The Finance Commission is a quasi-judicial constitutional body established under Article 280 of the Constitution of India, which mandates the President to constitute it every fifth year or earlier as required. Its statutory framework is supplemented by the Finance Commission (Miscellaneous Provisions) Act, 1951, which fixes the qualifications of members and their conditions of service. The Commission comprises a Chairman and four other members appointed by the President; the Chairman is chosen from among persons with experience in public affairs, while members are drawn from those qualified to be High Court judges, persons with knowledge of government finance and accounts, wide financial and administrative experience, or special knowledge of economics. The body embodies the principle of fiscal federalism, correcting the vertical and horizontal imbalances inherent in a system where the Union commands the more elastic revenue sources while States bear the bulk of expenditure responsibilities.
Under Article 280(3), the Commission's core mandates are: the distribution of the net proceeds of taxes between the Union and the States (vertical devolution) and the allocation of the States' share among them (horizontal devolution); the principles governing grants-in-aid to States out of the Consolidated Fund of India under Article 275; measures to augment State Consolidated Funds to supplement the resources of Panchayats and Municipalities (added by the 73rd and 74th Amendments); and any other matter referred to it by the President in the interests of sound finance. Its recommendations are advisory and not binding, but by long-standing convention the Union government accepts the devolution formula.
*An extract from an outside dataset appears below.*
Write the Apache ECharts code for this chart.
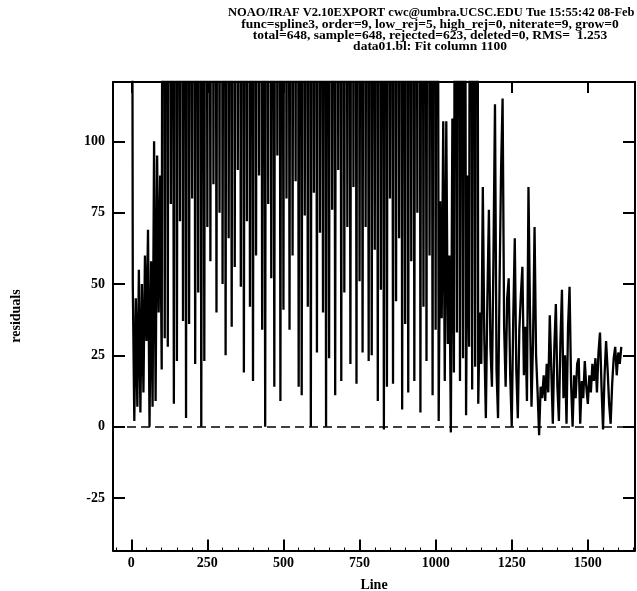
<!DOCTYPE html>
<html>
<head>
<meta charset="utf-8">
<script src="https://cdn.jsdelivr.net/npm/echarts@6/dist/echarts.min.js"></script>
<style>
  html, body { margin: 0; padding: 0; background: #fff; }
  #chart { width: 637px; height: 591px; }
</style>
</head>
<body>
<div id="chart"></div>
<script>
// Title lines of the icfit residual plot
const titleLines = [
  'NOAO/IRAF V2.10EXPORT cwc@umbra.UCSC.EDU Tue 15:55:42 08-Feb',
  'func=spline3, order=9, low_rej=5, high_rej=0, niterate=9, grow=0',
  'total=648, sample=648, rejected=623, deleted=0, RMS=  1.253',
  'data01.bl: Fit column 1100'
];
const xTicks = [0, 250, 500, 750, 1000, 1250, 1500];
const xMinorTicks = [-50, 50, 100, 150, 200, 300, 350, 400, 450, 550, 600, 650, 700, 800, 850, 900, 950,
  1050, 1100, 1150, 1200, 1300, 1350, 1400, 1450, 1550, 1600, 1650];
const yTicks = [-25, 0, 25, 50, 75, 100];
const lineStep = 5;

// Residuals, sampled every 5 lines, in three stretches of the column
const startA = 0;
const residualsA = [400, 50, 2, 45, 7, 55, 5, 50, 12, 60, 30, 69, 0, 58, 7, 100, 9, 95, 40, 88, 20];

// Rejected points (far off scale) alternate with the lower residuals
const startB = 105;
const residualsB = [
  420, 31, 380, 28, 450, 78, 300, 8, 500, 23, 350, 72, 420, 37, 390, 3, 460, 36, 330, 80,
  410, 22, 370, 47, 480, 0, 340, 23, 430, 70, 390, 58, 450, 85, 360, 40, 420, 75, 500, 50,
  380, 25, 440, 66, 350, 35, 470, 56, 400, 90, 360, 49, 430, 19, 390, 72, 480, 42, 340, 16,
  420, 60, 380, 88, 450, 34, 330, 0, 410, 78, 490, 52, 360, 14, 440, 95, 400, 9, 350, 41,
  460, 80, 380, 34, 420, 60, 340, 86, 470, 14, 390, 11, 430, 74, 360, 42, 500, 0, 410, 82,
  370, 26, 450, 68, 330, 40, 420, 0, 390, 24, 460, 76, 350, 11, 440, 90, 380, 16, 470, 47,
  400, 70, 360, 22, 430, 84, 390, 15, 480, 51, 340, 26, 420, 70, 380, 23, 450, 25, 330, 62,
  410, 9, 490, 48, 360, -1, 440, 14, 400, 80, 350, 15, 460, 44, 380, 66, 420, 6, 340, 36,
  470, 12, 390, 58, 430, 16, 360, 75, 500, 5, 410, 42, 370, 23, 450, 60, 330, 11, 420, 34,
  400, 2, 79, 38, 107, 16, 107, 29, 60, -2, 108, 19, 300, 33, 380, 16, 300, 24, 330, 4,
  88, 28, 400, 13, 360, 21, 430, 8
];

const startC = 1145;
const residualsC = [
  40, 22, 84, 30, 3, 45, 76, 28, 14, 60,
  113, 20, 3, 50, 90, 115, 35, 14, 45, 52,
  18, 0, 38, 66, 20, 3, 34, 46, 56, 18,
  35, 9, 84, 40, 7, 30, 70, 25, 12, -3,
  14, 10, 18, 9, 22, 12, 39, 20, 1, 28,
  43, 14, 2, 30, 48, 10, 25, 1, 35, 49,
  15, 0, 18, 10, 22, 24, 1, 16, 10, 23,
  14, 8, 18, 12, 22, 16, 24, 12, 26, 33,
  14, -1, 18, 30, 20, 8, 1, 15, 24, 28,
  18, 26, 22, 28
];

function toPoints(start, values) {
  return values.map((v, i) => [start + i * lineStep, v]);
}
const seriesData = [].concat(
  toPoints(startA, residualsA),
  toPoints(startB, residualsB),
  toPoints(startC, residualsC)
);

const FONT = '"Liberation Serif", "DejaVu Serif", serif';
const tickStyle = { color: '#000', width: 2 };

const chart = echarts.init(document.getElementById('chart'), null, { renderer: 'canvas' });

const titleGraphics = titleLines.map((t, i) => ({
  type: 'text',
  x: i === 0 ? 228 : 430,
  y: 6 + i * 11.3,
  style: {
    text: t,
    fill: '#000',
    font: 'bold ' + (i === 0 ? 12.5 : 13.5) + 'px ' + FONT,
    textAlign: i === 0 ? 'left' : 'center',
    textVerticalAlign: 'top'
  },
  silent: true
}));

const plainNumber = v => String(v);

chart.setOption({
  animation: false,
  backgroundColor: '#fff',
  grid: { left: 113, top: 82, right: 2, bottom: 40.5, containLabel: false },
  xAxis: [
    {
      type: 'value', position: 'bottom', min: -60, max: 1655,
      axisLine: { show: true, onZero: false, lineStyle: { color: '#000', width: 2 } },
      axisTick: { show: true, inside: true, length: 11, lineStyle: tickStyle, customValues: xTicks },
      axisLabel: { show: true, customValues: xTicks, formatter: plainNumber, margin: 6, color: '#000', fontFamily: FONT, fontWeight: 'bold', fontSize: 14 },
      splitLine: { show: false }
    },
    {
      type: 'value', position: 'top', min: -60, max: 1655,
      axisLine: { show: true, onZero: false, lineStyle: { color: '#000', width: 2 } },
      axisTick: { show: true, inside: true, length: 11, lineStyle: tickStyle, customValues: xTicks },
      axisLabel: { show: false },
      splitLine: { show: false }
    },
    {
      type: 'value', position: 'bottom', min: -60, max: 1655,
      axisLine: { show: false, onZero: false },
      axisTick: { show: true, inside: true, length: 3, lineStyle: { color: '#000', width: 1 }, customValues: xMinorTicks },
      axisLabel: { show: false },
      splitLine: { show: false }
    }
  ],
  yAxis: [
    {
      type: 'value', position: 'left', min: -43.4, max: 120.8,
      axisLine: { show: true, onZero: false, lineStyle: { color: '#000', width: 2 } },
      axisTick: { show: true, inside: true, length: 12, lineStyle: tickStyle, customValues: yTicks },
      axisLabel: { show: true, customValues: yTicks, formatter: plainNumber, margin: 8, color: '#000', fontFamily: FONT, fontWeight: 'bold', fontSize: 14 },
      splitLine: { show: false }
    },
    {
      type: 'value', position: 'right', min: -43.4, max: 120.8,
      axisLine: { show: true, onZero: false, lineStyle: { color: '#000', width: 2 } },
      axisTick: { show: true, inside: true, length: 12, lineStyle: tickStyle, customValues: yTicks },
      axisLabel: { show: false },
      splitLine: { show: false }
    }
  ],
  graphic: titleGraphics.concat([
    {
      type: 'text', x: 374, y: 585,
      style: { text: 'Line', fill: '#000', font: 'bold 14px ' + FONT, textAlign: 'center', textVerticalAlign: 'middle' },
      silent: true
    },
    {
      type: 'text', x: 16, y: 316, rotation: Math.PI / 2,
      style: { text: 'residuals', fill: '#000', font: 'bold 14px ' + FONT, textAlign: 'center', textVerticalAlign: 'middle' },
      silent: true
    }
  ]),
  series: [
    {
      type: 'line',
      xAxisIndex: 0, yAxisIndex: 0,
      data: seriesData,
      showSymbol: false,
      symbol: 'none',
      clip: true,
      lineStyle: { color: '#000', width: 2.3 },
      markLine: {
        silent: true,
        symbol: ['none', 'none'],
        label: { show: false },
        lineStyle: { color: '#000', width: 1.5, type: [9, 5] },
        data: [{ yAxis: 0 }]
      }
    }
  ]
});
</script>
</body>
</html>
Horizontal distribution uses weighted criteria — typically population (1971 and 2011 census), demographic performance, area, forest and ecology, income distance, and tax-and-fiscal effort.
The First Finance Commission was constituted in 1951 under K.C. Neogy. The Fourteenth Finance Commission (chaired by Y.V. Reddy, 2015–2020) made a landmark increase in States' share of the divisible pool from 32% to 42%. The Fifteenth Finance Commission, chaired by N.K. Singh, submitted reports covering 2020–21 and 2021–26, recommending a 41% devolution (the one-percentage-point reduction accounting for the reorganisation of Jammu and Kashmir into Union Territories) and introducing performance-based incentives. As of 2026, the Sixteenth Finance Commission, chaired by Arvind Panagariya (constituted December 2023), is finalising recommendations for the award period 2026–31, expected to be submitted by 31 October 2025 and effective from 1 April 2026.
For the UPSC examination, the Finance Commission is a high-yield topic appearing in GS Paper II (Polity & Governance) — constitutional bodies, Centre-State relations, and devolution — and GS Paper III (Economy) on fiscal federalism and public finance. Typical Prelims questions test the constitutional article, composition, advisory nature, and the distinction between the Finance Commission (statutory devolution) and the erstwhile Planning Commission / NITI Aayog (discretionary, non-constitutional). Mains questions probe the criteria for horizontal devolution, tensions between the 1971 and 2011 census weights, the impact of GST on its working, and whether the Commission's recommendations adequately address inter-State equity.
Example
In 2015, the Fourteenth Finance Commission under Y.V. Reddy raised the States' share of the divisible tax pool from 32% to 42%, the single largest jump in devolution in India's federal history.
Frequently asked questions
The Finance Commission is constituted under Article 280 of the Constitution of India. The President is required to constitute it every fifth year, or earlier if deemed necessary.